-- BEGIN Data --

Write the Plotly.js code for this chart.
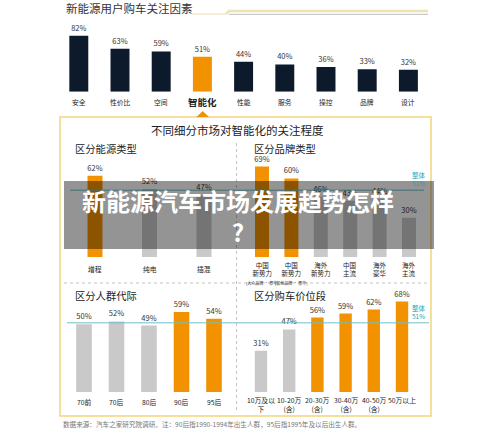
<!DOCTYPE html>
<html>
<head>
<meta charset="utf-8">
<script src="https://cdn.plot.ly/plotly-3.0.1.min.js"></script>
<style>html,body{margin:0;padding:0;background:#fff;}#chart{width:500px;height:430px;}</style>
</head>
<body>
<div id="chart"></div>
<script>
// ---- data ----
const topCats = ['安全','性价比','空间','智能化','性能','服务','操控','品牌','设计'];
const topVals = [82,63,59,51,44,40,36,33,32];
const energyCats = ['增程','纯电','插混'];
const energyVals = [62,52,47];
const brandCats = ['中国<br>新势力<br><span style="font-size:4px">(大众品牌 · 豪华)</span>','中国<br>新势力<br><span style="font-size:4px">(其他品牌 · 豪华)</span>','海外<br>新势力','中国<br>主流','海外<br>豪华','海外<br>主流'];
const brandVals = [69,60,46,43,44,30];
const genCats = ['70前','70后','80后','90后','95后'];
const genVals = [50,52,49,59,54];
const priceCats = ['10万及以<br>下','10-20万<br>(含)','20-30万<br>(含)','30-40万<br>(含)','40-50万<br>(含)','50万以上'];
const priceVals = [31,47,56,59,62,68];
const overall = 51;
const overallLabel = '整体<br>51%';
const mainTitle = '新能源用户购车关注因素';
const boxTitle = '不同细分市场对智能化的关注程度';
const subTitles = ['区分能源类型','区分品牌类型','区分人群代际','区分购车价位段'];
const overlayText = '新能源汽车市场发展趋势怎样<br>?';
const footnote = '数据来源：汽车之家研究院调研。注：90后指1990-1994年出生人群，95后指1995年及以后出生人群。';
const highlightCat = '智能化';

// ---- style helpers ----
const W = 500, H = 430;
const X = px => px / W;
const P = py => 1 - py / H;
const FONT = '"Noto Sans CJK SC", "Noto Sans", sans-serif';
const NAVY = '#0c1a2c', ORANGE = '#f39200', GRAY = '#c9c9c9', TEAL = '#22a3b3';
const segColor = v => v >= 54 ? ORANGE : GRAY;

function xdom(firstCenter, step, n) { const l = firstCenter - step / 2; return [X(l), X(l + step * n)]; }
function ydom(bottom, pxPerUnit) { return [P(bottom), P(bottom - pxPerUnit * 100)]; }

function barTrace(cats, vals, axis, colors, width, fs) {
  return {
    type: 'bar', x: cats.map((c, i) => i), y: vals,
    xaxis: 'x' + axis, yaxis: 'y' + axis,
    marker: { color: colors }, width: width,
    texttemplate: '%{y}%', textposition: 'outside', constraintext: 'none', cliponaxis: false,
    textfont: { family: FONT, size: fs, color: '#333' }, hoverinfo: 'skip', showlegend: false
  };
}

const data = [
  barTrace(topCats, topVals, '', topCats.map(c => c === highlightCat ? ORANGE : NAVY), 0.46, 7.5),
  barTrace(energyCats, energyVals, '2', energyVals.map(segColor), 0.275, 7.5),
  barTrace(brandCats, brandVals, '3', brandVals.map(segColor), 0.476, 7.5),
  barTrace(genCats, genVals, '4', genVals.map(segColor), 0.48, 7.5),
  barTrace(priceCats, priceVals, '5', priceVals.map(segColor), 0.44, 7.5)
];

function xa(dom, n) { return { domain: dom, range: [-0.5, n - 0.5], visible: false, fixedrange: true }; }
function ya(dom) { return { domain: dom, range: [0, 100], visible: false, fixedrange: true }; }

const layout = {
  width: W, height: H, margin: { l: 0, r: 0, t: 0, b: 0 },
  paper_bgcolor: '#fff', plot_bgcolor: 'rgba(0,0,0,0)',
  font: { family: FONT }, showlegend: false,
  xaxis: xa(xdom(78.8, 41.2, 9), 9), yaxis: ya(ydom(91.7, 0.683)),
  xaxis2: xa(xdom(95, 54.5, 3), 3), yaxis2: ya(ydom(257, 1.31)),
  xaxis3: xa(xdom(262, 29.4, 6), 6), yaxis3: ya(ydom(257, 1.31)),
  xaxis4: xa(xdom(84, 32.5, 5), 5), yaxis4: ya(ydom(392, 1.356)),
  xaxis5: xa(xdom(261, 28.2, 6), 6), yaxis5: ya(ydom(392, 1.33)),
  shapes: [], annotations: []
};

const S = layout.shapes, A = layout.annotations;
// header decoration lines
S.push({ type: 'line', xref: 'paper', yref: 'paper', x0: X(192), x1: X(226), y0: P(14), y1: P(14), line: { color: '#e9dfae', width: 1 } });
S.push({ type: 'path', xref: 'paper', yref: 'paper', path: `M ${X(226)} ${P(14)} L ${X(229)} ${P(11)} L ${X(428)} ${P(11)}`, line: { color: '#ece3b4', width: 2.5 } });
S.push({ type: 'line', xref: 'paper', yref: 'paper', x0: X(229), x1: X(428), y0: P(14.3), y1: P(14.3), line: { color: '#bdbdbd', width: 1 } });
// gold box
S.push({ type: 'rect', xref: 'paper', yref: 'paper', x0: X(60), x1: X(431), y0: P(416), y1: P(117), line: { color: '#f3d47e', width: 1.5 }, layer: 'below' });
// triangle
S.push({ type: 'path', xref: 'paper', yref: 'paper', path: `M ${X(196.5)} ${P(117)} L ${X(202.7)} ${P(111)} L ${X(209)} ${P(117)} Z`, fillcolor: ORANGE, line: { width: 0 } });
// dashed dividers
S.push({ type: 'line', xref: 'paper', yref: 'paper', x0: X(236.5), x1: X(236.5), y0: P(143), y1: P(412), line: { color: '#c4c4c4', width: 1, dash: 'dot' }, layer: 'below' });
S.push({ type: 'line', xref: 'paper', yref: 'paper', x0: X(64), x1: X(428), y0: P(283), y1: P(283), line: { color: '#c4c4c4', width: 1, dash: 'dot' }, layer: 'below' });
// overall reference lines
S.push({ type: 'line', xref: 'paper', yref: 'y2', x0: X(70), x1: X(424), y0: overall, y1: overall, line: { color: '#6fbfc6', width: 1 } });
S.push({ type: 'line', xref: 'paper', yref: 'y4', x0: X(67), x1: X(429), y0: overall, y1: overall, line: { color: '#6fbfc6', width: 1 } });
// overlay band
S.push({ type: 'rect', xref: 'paper', yref: 'paper', x0: X(64), x1: X(434), y0: P(249), y1: P(181), fillcolor: 'rgba(0,0,0,0.42)', line: { width: 0 }, layer: 'above' });

function txt(text, px, py, size, opts) {
  A.push(Object.assign({ text: text, xref: 'paper', yref: 'paper', x: X(px), y: P(py), xanchor: 'center', yanchor: 'middle', showarrow: false, font: { family: FONT, size: size, color: '#222' }, borderpad: 0 }, opts || {}));
}
txt(mainTitle, 65, 7.5, 11.5, { xanchor: 'left', font: { family: FONT, size: 11.5, color: '#333' } });
txt(boxTitle, 237.5, 130, 11.5);
txt(subTitles[0], 74, 148, 10.3, { xanchor: 'left' });
txt(subTitles[1], 253, 148, 10.3, { xanchor: 'left' });
txt(subTitles[2], 74, 295, 10.3, { xanchor: 'left' });
txt(subTitles[3], 253, 295, 10.3, { xanchor: 'left' });
txt(overallLabel, 419, 179, 6.5, { font: { family: FONT, size: 6.5, color: TEAL } });
txt(overallLabel, 419, 312, 6.5, { font: { family: FONT, size: 6.5, color: TEAL } });
txt(footnote, 62, 423.5, 6.6, { xanchor: 'left', font: { family: FONT, size: 6.6, color: '#777' } });

function catLabels(cats, axis, py, size, anchor) {
  cats.forEach((c, i) => {
    const bold = c === highlightCat;
    A.push({ text: bold ? '<b>' + c + '</b>' : c, xref: 'x' + axis, yref: 'paper', x: i, y: P(py),
      xanchor: 'center', yanchor: anchor, showarrow: false, borderpad: 0,
      font: { family: FONT, size: bold ? 9.5 : size, color: '#222' } });
  });
}
catLabels(topCats, '', 101.7, 6.8, 'middle');
catLabels(energyCats, '2', 269, 6.8, 'middle');
catLabels(brandCats, '3', 258.5, 6.5, 'top');
catLabels(genCats, '4', 401.7, 6.8, 'middle');
catLabels(priceCats, '5', 393.5, 6.8, 'top');

// overlay headline
A.push({ text: '<b>' + overlayText + '</b>', xref: 'paper', yref: 'paper', x: X(237.5), y: P(216.5), xanchor: 'center', yanchor: 'middle', showarrow: false,
  font: { family: FONT, size: 24, color: '#fff' } });

Plotly.newPlot('chart', data, layout, { displayModeBar: false, staticPlot: true });
</script>
</body>
</html>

-- END Data --

(Objective):
Copy nothing but the lines from the first one in the listing through the line with "function ydom(bottom, pxPerUnit)", and omit the pictures.

(Task answer):
Write the Plotly.js code for this chart.
<!DOCTYPE html>
<html>
<head>
<meta charset="utf-8">
<script src="https://cdn.plot.ly/plotly-3.0.1.min.js"></script>
<style>html,body{margin:0;padding:0;background:#fff;}#chart{width:500px;height:430px;}</style>
</head>
<body>
<div id="chart"></div>
<script>
// ---- data ----
const topCats = ['安全','性价比','空间','智能化','性能','服务','操控','品牌','设计'];
const topVals = [82,63,59,51,44,40,36,33,32];
const energyCats = ['增程','纯电','插混'];
const energyVals = [62,52,47];
const brandCats = ['中国<br>新势力<br><span style="font-size:4px">(大众品牌 · 豪华)</span>','中国<br>新势力<br><span style="font-size:4px">(其他品牌 · 豪华)</span>','海外<br>新势力','中国<br>主流','海外<br>豪华','海外<br>主流'];
const brandVals = [69,60,46,43,44,30];
const genCats = ['70前','70后','80后','90后','95后'];
const genVals = [50,52,49,59,54];
const priceCats = ['10万及以<br>下','10-20万<br>(含)','20-30万<br>(含)','30-40万<br>(含)','40-50万<br>(含)','50万以上'];
const priceVals = [31,47,56,59,62,68];
const overall = 51;
const overallLabel = '整体<br>51%';
const mainTitle = '新能源用户购车关注因素';
const boxTitle = '不同细分市场对智能化的关注程度';
const subTitles = ['区分能源类型','区分品牌类型','区分人群代际','区分购车价位段'];
const overlayText = '新能源汽车市场发展趋势怎样<br>?';
const footnote = '数据来源：汽车之家研究院调研。注：90后指1990-1994年出生人群，95后指1995年及以后出生人群。';
const highlightCat = '智能化';

// ---- style helpers ----
const W = 500, H = 430;
const X = px => px / W;
const P = py => 1 - py / H;
const FONT = '"Noto Sans CJK SC", "Noto Sans", sans-serif';
const NAVY = '#0c1a2c', ORANGE = '#f39200', GRAY = '#c9c9c9', TEAL = '#22a3b3';
const segColor = v => v >= 54 ? ORANGE : GRAY;

function xdom(firstCenter, step, n) { const l = firstCenter - step / 2; return [X(l), X(l + step * n)]; }
function ydom(bottom, pxPerUnit) { return [P(bottom), P(bottom - pxPerUnit * 100)]; }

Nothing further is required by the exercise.